EXERCISE TASK: Line by line, repeat the data below exactly, beginning at the first line and ending at the line with "const fmt = new Intl.NumberFormat('en-US');". Omit pictures.

RAW DATA:
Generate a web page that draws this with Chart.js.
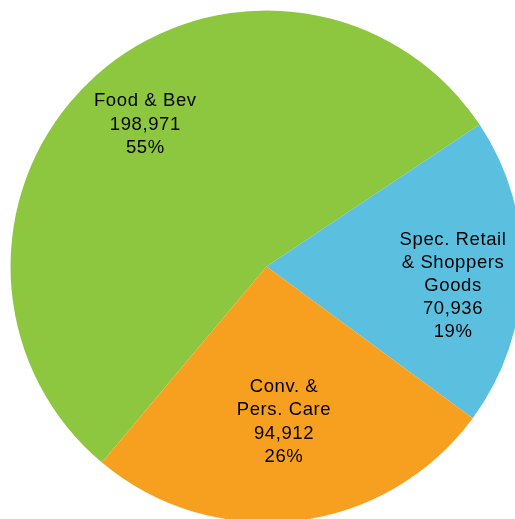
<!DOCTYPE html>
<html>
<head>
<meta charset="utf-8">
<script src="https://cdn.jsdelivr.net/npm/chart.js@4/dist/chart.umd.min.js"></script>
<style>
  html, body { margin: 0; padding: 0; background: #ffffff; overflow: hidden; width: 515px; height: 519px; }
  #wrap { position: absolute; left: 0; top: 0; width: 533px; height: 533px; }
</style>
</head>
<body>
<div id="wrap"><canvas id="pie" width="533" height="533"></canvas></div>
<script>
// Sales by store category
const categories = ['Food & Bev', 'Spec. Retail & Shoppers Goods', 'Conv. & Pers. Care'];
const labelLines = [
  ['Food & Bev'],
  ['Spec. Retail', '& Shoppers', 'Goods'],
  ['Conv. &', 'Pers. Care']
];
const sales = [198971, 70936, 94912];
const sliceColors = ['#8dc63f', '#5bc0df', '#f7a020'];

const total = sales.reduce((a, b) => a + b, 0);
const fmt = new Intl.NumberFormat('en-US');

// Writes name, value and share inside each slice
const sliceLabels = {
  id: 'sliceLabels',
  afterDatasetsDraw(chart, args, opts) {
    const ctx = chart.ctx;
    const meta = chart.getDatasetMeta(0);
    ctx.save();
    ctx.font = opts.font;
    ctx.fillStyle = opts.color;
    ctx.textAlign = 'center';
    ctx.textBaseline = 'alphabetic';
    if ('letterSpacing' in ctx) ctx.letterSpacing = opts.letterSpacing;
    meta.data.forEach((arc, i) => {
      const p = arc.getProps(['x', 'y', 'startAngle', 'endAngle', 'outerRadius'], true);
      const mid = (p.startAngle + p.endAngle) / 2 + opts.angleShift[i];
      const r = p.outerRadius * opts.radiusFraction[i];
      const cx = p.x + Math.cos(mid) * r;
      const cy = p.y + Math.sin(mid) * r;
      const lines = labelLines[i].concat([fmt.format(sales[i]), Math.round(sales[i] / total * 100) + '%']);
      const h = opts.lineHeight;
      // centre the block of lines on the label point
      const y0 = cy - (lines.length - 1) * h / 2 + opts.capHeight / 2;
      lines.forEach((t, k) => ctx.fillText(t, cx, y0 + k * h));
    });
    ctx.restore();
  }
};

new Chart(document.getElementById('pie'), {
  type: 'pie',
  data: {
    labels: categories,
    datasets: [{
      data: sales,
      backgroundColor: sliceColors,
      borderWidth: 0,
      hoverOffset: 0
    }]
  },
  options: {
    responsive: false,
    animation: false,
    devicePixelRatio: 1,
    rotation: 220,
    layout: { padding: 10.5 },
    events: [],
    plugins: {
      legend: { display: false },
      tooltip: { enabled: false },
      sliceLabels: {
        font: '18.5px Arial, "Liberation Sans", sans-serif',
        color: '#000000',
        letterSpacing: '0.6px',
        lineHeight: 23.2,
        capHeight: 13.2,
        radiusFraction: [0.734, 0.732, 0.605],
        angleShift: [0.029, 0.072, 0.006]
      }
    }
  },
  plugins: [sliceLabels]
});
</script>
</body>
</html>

WRITTEN SOLUTION:
Generate a web page that draws this with Chart.js.
<!DOCTYPE html>
<html>
<head>
<meta charset="utf-8">
<script src="https://cdn.jsdelivr.net/npm/chart.js@4/dist/chart.umd.min.js"></script>
<style>
  html, body { margin: 0; padding: 0; background: #ffffff; overflow: hidden; width: 515px; height: 519px; }
  #wrap { position: absolute; left: 0; top: 0; width: 533px; height: 533px; }
</style>
</head>
<body>
<div id="wrap"><canvas id="pie" width="533" height="533"></canvas></div>
<script>
// Sales by store category
const categories = ['Food & Bev', 'Spec. Retail & Shoppers Goods', 'Conv. & Pers. Care'];
const labelLines = [
  ['Food & Bev'],
  ['Spec. Retail', '& Shoppers', 'Goods'],
  ['Conv. &', 'Pers. Care']
];
const sales = [198971, 70936, 94912];
const sliceColors = ['#8dc63f', '#5bc0df', '#f7a020'];

const total = sales.reduce((a, b) => a + b, 0);
const fmt = new Intl.NumberFormat('en-US');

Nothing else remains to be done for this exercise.